Copy every line from the material below that holds "React".

## [Dataset section]

————————

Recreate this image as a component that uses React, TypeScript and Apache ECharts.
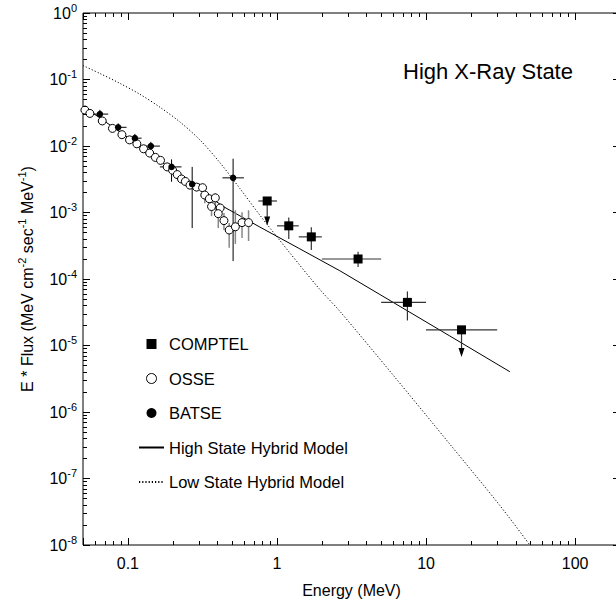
import React, { useEffect, useRef } from 'react';
import * as echarts from 'echarts';

const FONT = '"Liberation Sans", Arial, Helvetica, sans-serif';

// axis ranges and tick labels
const energyRange = [0.05, 200];
const fluxRange = [1e-8, 1];
const xTickLabels = ['0.1', '1', '10', '100'];
const xMajorTicks = [0.1, 1, 10, 100];
const yTickExponents = [0, -1, -2, -3, -4, -5, -6, -7, -8];
const minorMultipliers = [2, 3, 4, 5, 6, 7, 8, 9];

// COMPTEL (energy bins, flux, flux errors, upper limits)
const comptelE = [0.86, 1.2, 1.7, 3.5, 7.5, 17.3];
const comptelElo = [0.75, 1.0, 1.4, 2.0, 5.0, 10.0];
const comptelEhi = [1.0, 1.4, 2.0, 5.0, 10.0, 30.0];
const comptelF = [1.49e-3, 6.3e-4, 4.3e-4, 2.0e-4, 4.45e-5, 1.72e-5];
const comptelFlo = [6.4e-4, 4.0e-4, 2.74e-4, 1.51e-4, 2.38e-5, 6.7e-6];
const comptelFhi = [null, 8.4e-4, 6.0e-4, 2.56e-4, 6.5e-5, null];
const comptelUpperLimit = [1, 0, 0, 0, 0, 1];

// OSSE
const osseE = [0.0515, 0.0556, 0.0673, 0.0788, 0.0912, 0.1026, 0.1149, 0.1274, 0.140, 0.1529,
  0.1656, 0.1835, 0.1995, 0.2143, 0.229, 0.243, 0.2608, 0.289, 0.317, 0.328,
  0.352, 0.386, 0.364, 0.416, 0.404, 0.441, 0.478, 0.526, 0.583, 0.645];
const osseF = [0.0347, 0.0309, 0.0238, 0.0184, 0.0148, 0.01236, 0.01079, 0.00908, 0.00783, 0.00674,
  0.00608, 0.00485, 0.00432, 0.00372, 0.00319, 0.00293, 0.00258, 0.00241, 0.00236, 0.00183,
  0.00161, 0.00166, 0.00123, 0.00117, 0.00096, 0.000755, 0.000545, 0.00061, 0.000705, 0.000705];
const osseFlo = [null, null, null, null, null, null, null, null, null, null,
  null, null, null, null, null, null, null, null, null, 1.38e-3,
  null, 1.09e-3, 8.8e-4, null, 5.83e-4, 5.45e-4, 2.94e-4, 3.37e-4, 4.14e-4, 3.73e-4];
const osseFhi = [null, null, null, null, null, null, null, null, null, null,
  null, null, null, null, null, null, null, null, null, 2.08e-3,
  null, 1.94e-3, 1.37e-3, null, 1.24e-3, 9.8e-4, 6.93e-4, 1.08e-3, 1.01e-3, 1.08e-3];

// BATSE
const batseE = [0.0649, 0.0861, 0.1114, 0.1426, 0.1963, 0.270, 0.508];
const batseElo = [0.0594, 0.0797, 0.1031, 0.130, 0.164, 0.244, 0.431];
const batseEhi = [0.0738, 0.098, 0.1236, 0.164, 0.229, 0.304, 0.600];
const batseF = [0.0302, 0.0191, 0.01312, 0.00997, 0.00485, 0.00267, 0.00332];
const batseFlo = [0.026, 0.01667, 0.01143, 0.00849, 0.0029, 0.000583, 0.000186];
const batseFhi = [0.035, 0.0219, 0.0152, 0.01155, 0.00629, 0.00485, 0.00644];

// models
const highModelE = [0.05, 0.1031, 0.1639, 0.2604, 0.4336, 0.768, 1.424, 2.642, 4.898, 14.44, 36.5];
const highModelF = [0.0397, 0.0128, 0.00601, 0.00283, 0.00124, 6.04e-4, 2.84e-4, 1.33e-4, 5.85e-5, 1.39e-5, 4.03e-6];
const lowModelE = [0.05, 0.0649, 0.0884, 0.1204, 0.1639, 0.2233, 0.3041, 0.4142, 0.5639, 0.768, 1.22, 1.94, 2.642, 5.99, 14.44, 31.3, 49.7];
const lowModelF = [0.162, 0.1233, 0.0875, 0.06, 0.0384, 0.023, 0.01236, 0.00562, 0.0023, 9.12e-4, 2.47e-4, 6.95e-5, 3.27e-5, 3.63e-6, 3.29e-7, 3.92e-8, 1e-8];

const pairs = (xs: number[], ys: number[]) => xs.map((x, i) => [x, ys[i]]);
const orElse = (v: number | null, d: number) => (v == null ? d : v);

function errRows(E: number[], F: number[], Elo: (number | null)[] | null, Ehi: (number | null)[] | null,
  Flo: (number | null)[], Fhi: (number | null)[], ul: number[] | null) {
  return E.map((e, i) => [
    e, F[i],
    Elo ? orElse(Elo[i], e) : e,
    Ehi ? orElse(Ehi[i], e) : e,
    orElse(Flo[i], F[i]),
    orElse(Fhi[i], F[i]),
    ul ? ul[i] : 0,
  ]);
}

function makeErrRender(color: string, width: number) {
  return (params: any, api: any) => {
    const e = api.value(0), f = api.value(1);
    const elo = api.value(2), ehi = api.value(3), flo = api.value(4), fhi = api.value(5);
    const ul = api.value(6);
    const st = { stroke: color, lineWidth: width };
    const c = api.coord([e, f]);
    const children: any[] = [];
    const l = api.coord([elo, f]), r = api.coord([ehi, f]);
    if (r[0] - l[0] > 0.5) children.push({ type: 'line', shape: { x1: l[0], y1: c[1], x2: r[0], y2: c[1] }, style: st });
    const t = api.coord([e, fhi]), b = api.coord([e, flo]);
    if (ul) {
      children.push({ type: 'line', shape: { x1: c[0], y1: c[1], x2: c[0], y2: b[1] - 4 }, style: st });
      children.push({ type: 'polygon', shape: { points: [[c[0] - 3, b[1] - 9], [c[0] + 3, b[1] - 9], [c[0], b[1]]] }, style: { fill: '#000' } });
    } else if (b[1] - t[1] > 0.5) {
      children.push({ type: 'line', shape: { x1: c[0], y1: t[1], x2: c[0], y2: b[1] }, style: st });
    }
    return { type: 'group', children };
  };
}

// minor ticks (2..9 per decade) as short mark lines; log axes make a fixed ratio a fixed pixel length
const X_MINOR_RATIO = Math.pow(10, 4 / 67.1); // ~4 px on the flux axis
const Y_MINOR_RATIO = Math.pow(10, 4 / 149.1); // ~4 px on the energy axis
function minorTickLines() {
  const lines: any[] = [];
  for (let k = -2; k <= 2; k++) {
    minorMultipliers.forEach((m) => {
      const v = m * Math.pow(10, k);
      if (v > energyRange[0] * 1.0001 && v < energyRange[1] * 0.9999) {
        lines.push([{ coord: [v, fluxRange[0]] }, { coord: [v, fluxRange[0] * X_MINOR_RATIO] }]);
        lines.push([{ coord: [v, fluxRange[1]] }, { coord: [v, fluxRange[1] / X_MINOR_RATIO] }]);
      }
    });
  }
  for (let k = -8; k <= -1; k++) {
    minorMultipliers.forEach((m) => {
      const v = m * Math.pow(10, k);
      lines.push([{ coord: [energyRange[0], v] }, { coord: [energyRange[0] * Y_MINOR_RATIO, v] }]);
      lines.push([{ coord: [energyRange[1], v] }, { coord: [energyRange[1] / Y_MINOR_RATIO, v] }]);
    });
  }
  return lines;
}

const supRich = {
  b: { fontSize: 16, lineHeight: 22, fontFamily: FONT, color: '#000' },
  s: { fontSize: 11, lineHeight: 11, verticalAlign: 'top', fontFamily: FONT, color: '#000' },
};

const hiddenSymbol = { color: 'rgba(0,0,0,0)', borderColor: 'rgba(0,0,0,0)', borderWidth: 0, opacity: 0 };
const majorTick = { show: true, inside: true, length: 7, lineStyle: { color: '#000', width: 1 } };

const xLabelFormatter = (v: number) => {
  const l = Math.log10(v); const e = Math.round(l);
  if (Math.abs(l - e) > 1e-6) return '';
  return xTickLabels[e + 1] ?? '';
};
const yLabelFormatter = (v: number) => {
  const l = Math.log10(v); const e = Math.round(l);
  if (Math.abs(l - e) > 1e-6 || !yTickExponents.includes(e)) return '';
  return `{b|10}{s|${e}}`;
};

export default function App() {
  const ref = useRef<HTMLDivElement>(null);
  useEffect(() => {
    document.body.style.margin = '0';
    const chart = echarts.init(ref.current!, undefined, { renderer: 'svg' });
    const xBase = {
      type: 'log', logBase: 10, min: energyRange[0], max: energyRange[1],
      axisLine: { show: false }, splitLine: { show: false }, minorTick: { show: false },
      axisTick: majorTick,
    };
    const yBase = {
      type: 'log', logBase: 10, min: fluxRange[0], max: fluxRange[1],
      axisLine: { show: false }, splitLine: { show: false }, minorTick: { show: false },
      axisTick: majorTick,
    };
    const option: any = {
      animation: false,
      backgroundColor: '#fff',
      textStyle: { fontFamily: FONT },
      title: {
        text: 'High X-Ray State', left: 403, top: 60, padding: 0,
        textStyle: { fontSize: 22, fontWeight: 'normal', color: '#000', fontFamily: FONT },
      },
      grid: { left: 83, top: 13, width: 537, height: 537, show: true, borderColor: '#000', borderWidth: 1, backgroundColor: 'transparent' },
      legend: {
        orient: 'vertical', left: 138, top: 334, itemWidth: 25, itemHeight: 10, itemGap: 14.5, padding: 0,
        selectedMode: false, symbolKeepAspect: true,
        textStyle: { fontSize: 16.5, fontFamily: FONT, color: '#000', lineHeight: 20 },
        data: [
          { name: 'COMPTEL', icon: 'path://M0,0H10V10H0Z', itemStyle: { color: '#000' } },
          { name: 'OSSE', icon: 'circle', itemStyle: { color: '#fff', borderColor: '#000', borderWidth: 1 } },
          { name: 'BATSE', icon: 'circle', itemStyle: { color: '#000' } },
          { name: 'High State Hybrid Model', itemStyle: hiddenSymbol },
          { name: 'Low State Hybrid Model', itemStyle: hiddenSymbol },
        ],
      },
      xAxis: [
        {
          ...xBase, position: 'bottom',
          name: 'Energy (MeV)', nameLocation: 'middle', nameGap: 37,
          nameTextStyle: { fontSize: 16, color: '#000', fontFamily: FONT },
          axisLabel: { fontSize: 16, color: '#000', margin: 10, fontFamily: FONT, showMinLabel: true, showMaxLabel: true, formatter: xLabelFormatter },
        },
        { ...xBase, position: 'top', axisLabel: { show: false } },
      ],
      yAxis: [
        {
          ...yBase, position: 'left',
          name: '{b|E * Flux (MeV cm}{s|-2}{b| sec}{s|-1}{b| MeV}{s|-1}{b|)}',
          nameLocation: 'middle', nameRotate: 90, nameGap: 45,
          nameTextStyle: { fontSize: 16, color: '#000', fontFamily: FONT, rich: supRich },
          axisLabel: { margin: 6, fontFamily: FONT, color: '#000', showMinLabel: true, showMaxLabel: true, rich: supRich, formatter: yLabelFormatter },
        },
        { ...yBase, position: 'right', axisLabel: { show: false } },
      ],
      series: [
        {
          type: 'line', name: 'minor ticks', data: [[1, 1e-4]], symbol: 'none', silent: true,
          lineStyle: { width: 0 }, z: 6,
          markLine: {
            silent: true, symbol: ['none', 'none'], label: { show: false }, animation: false,
            lineStyle: { color: '#000', width: 1, type: 'solid' },
            emphasis: { disabled: true },
            data: minorTickLines(),
          },
        },
        {
          type: 'line', name: 'High State Hybrid Model', data: pairs(highModelE, highModelF), symbol: 'none',
          itemStyle: { color: '#000' }, lineStyle: { color: '#000', width: 1 }, z: 2, silent: true,
        },
        {
          type: 'line', name: 'Low State Hybrid Model', data: pairs(lowModelE, lowModelF), symbol: 'none', smooth: 0.3,
          itemStyle: { color: '#000' }, lineStyle: { color: '#000', width: 1, type: [1.2, 2] }, z: 2, silent: true,
        },
        {
          type: 'custom', name: 'OSSE errors', silent: true, renderItem: makeErrRender('#888', 1.5), z: 3,
          data: errRows(osseE, osseF, null, null, osseFlo, osseFhi, null),
        },
        {
          type: 'custom', name: 'BATSE errors', silent: true, renderItem: makeErrRender('#000', 1), z: 3,
          data: errRows(batseE, batseF, batseElo, batseEhi, batseFlo, batseFhi, null),
        },
        {
          type: 'custom', name: 'COMPTEL errors', silent: true, renderItem: makeErrRender('#333', 1.2), z: 3,
          data: errRows(comptelE, comptelF, comptelElo, comptelEhi, comptelFlo, comptelFhi, comptelUpperLimit),
        },
        {
          type: 'scatter', name: 'OSSE', data: pairs(osseE, osseF), symbol: 'circle', symbolSize: 8,
          itemStyle: { color: '#fff', borderColor: '#000', borderWidth: 1, opacity: 1 }, z: 4, silent: true,
        },
        {
          type: 'scatter', name: 'BATSE', data: pairs(batseE, batseF), symbol: 'circle', symbolSize: 6.5,
          itemStyle: { color: '#000', opacity: 1 }, z: 5, silent: true,
        },
        {
          type: 'scatter', name: 'COMPTEL', data: pairs(comptelE, comptelF), symbol: 'rect', symbolSize: 9,
          itemStyle: { color: '#000', opacity: 1 }, z: 5, silent: true,
        },
      ],
    };
    chart.setOption(option);
    return () => chart.dispose();
  }, []);
  return (
    <div style={{ width: 616, height: 603, overflow: 'hidden', position: 'relative', background: '#fff' }}>
      <div ref={ref} style={{ width: 624, height: 603 }} />
    </div>
  );
}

————————

## [Written answer]
Recreate this image as a component that uses React, TypeScript and Apache ECharts.
import React, { useEffect, useRef } from 'react';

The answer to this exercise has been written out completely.